I had a though on a new way to take glitches. Make them not into mistakes. Rather you introduce a new element into the scene. Glitch your negotiation roll to score a fix, and a Star car rolls by your alley really slow. Now, you and your contact have to figure out how you want to play it. Glitch an infiltration roll and The drones happen to be patrolling in where you need to go. Glitch a fire-arms check and the guards authorization to switch to AP rounds.
Glitches only complicate the scene, Critical Glitches complicate the story. Maybe that's when a contact find out you were seen talking to a rival faction asked what was going on. A personal enemy get's one step close to you. The law starts a crack down on some consumable you burn through etc.
Rampant Gremlins - I don't like guns when I use guns things get ... complicated.

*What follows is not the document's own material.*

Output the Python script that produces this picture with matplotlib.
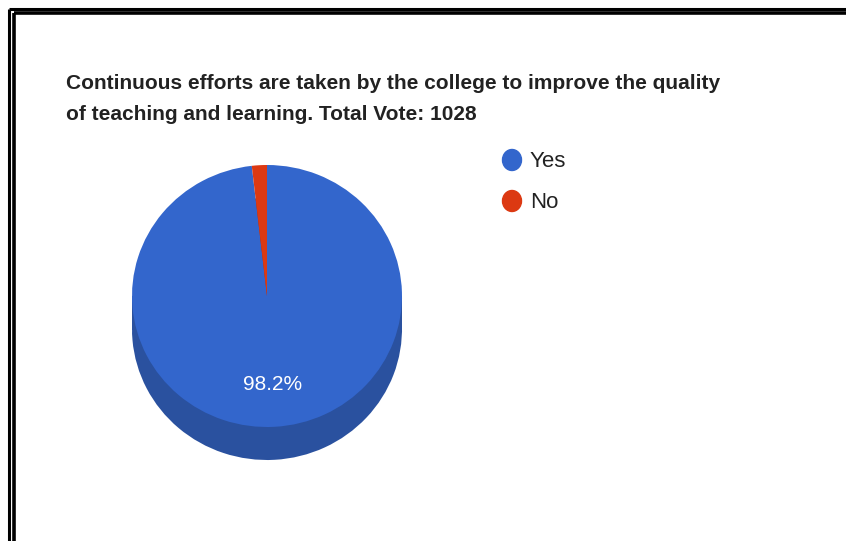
import matplotlib
matplotlib.use('Agg')
from matplotlib import pyplot as plt
from matplotlib.patches import Ellipse, Rectangle

title_lines = ['Continuous efforts are taken by the college to improve the quality',
               'of teaching and learning. Total Vote: 1028']
labels = ['Yes', 'No']
values = [98.2, 1.8]
colors = ['#3366cc', '#dc3912']
side_colors = ['#2a519f', '#a82b0e']

W, H = 846, 541
fig = plt.figure(figsize=(W / 100, H / 100), dpi=100)
fig.patch.set_facecolor('white')

font = ['Liberation Sans', 'DejaVu Sans']

# page axes in pixel coords
ax0 = fig.add_axes([0, 0, 1, 1])
ax0.set_xlim(0, W)
ax0.set_ylim(H, 0)
ax0.axis('off')

# double frame line (left and top)
ax0.plot([9, 9], [H, 9], color='black', lw=2.2, solid_capstyle='butt')
ax0.plot([9, W], [9, 9], color='black', lw=2.2, solid_capstyle='butt')
ax0.plot([13.5, 13.5], [H, 13], color='black', lw=2.6, solid_capstyle='butt')
ax0.plot([13.5, W], [13, 13], color='black', lw=2.6, solid_capstyle='butt')

for i, line in enumerate(title_lines):
    ax0.text(66, 89 + i * 31, line, fontsize=15, fontweight='bold', family=font,
             color='#222222', va='baseline', ha='left')

# legend
for i, (lab, col) in enumerate(zip(labels, colors)):
    y = 160 + i * 41
    ax0.add_patch(Ellipse((512, y), 19, 21, color=col))
    ax0.text(530, y + 7, lab, fontsize=16, family=font, color='#222222',
             va='baseline', ha='left')

# 3d pie: top face ellipse plus dark side
cx0, cx1 = 132, 402
top, bottom = 165, 460
depth = 33
ry_px = (bottom - depth - top) / 2
d = depth / ry_px
axp = fig.add_axes([cx0 / W, 1 - bottom / H, (cx1 - cx0) / W, (bottom - top) / H])

axp.pie(values, colors=side_colors, startangle=90, counterclock=False,
        center=(0, -d), radius=1, frame=True)
axp.add_patch(Rectangle((-1, -d), 2, d, color=side_colors[0], zorder=1))
wedges, texts, autotexts = axp.pie(values, colors=colors, startangle=90, counterclock=False,
                                   radius=1, frame=True, autopct=lambda p: '%.1f%%' % p if p > 5 else '',
                                   pctdistance=0.68,
                                   textprops=dict(color='white', fontsize=15, family=font))
for w in wedges:
    w.set_zorder(3)
for t in autotexts:
    t.set_zorder(4)
axp.set_aspect('auto')
axp.set_xlim(-1, 1)
axp.set_ylim(-1 - d, 1)
axp.axis('off')

fig.savefig('out.png', dpi=100, facecolor='white')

Given that take on glitching you could then allow gremlin variants for any skill, maybe even require soon. Alternately you could allow varient gremlins not count against the flaw limit, but the BP can only go to skills. I see it as tool to give players a little control over how there characters get some spot light. If they heap gremlins on there primary pool critical glitches are unlikely, so it really just means that scenes where they are doing there thing become a little more interesting. If they put it on a secondary or tertiary skill that's critical glitches are more likely players have more interesting choice to make. Let's say that you're doing a major shopping before a big run. Of course the face goes and does there thing, but it becomes an interesting question about where or not it's worth it send the Shaman with negotiation gremlins out as well to pick up that extra something.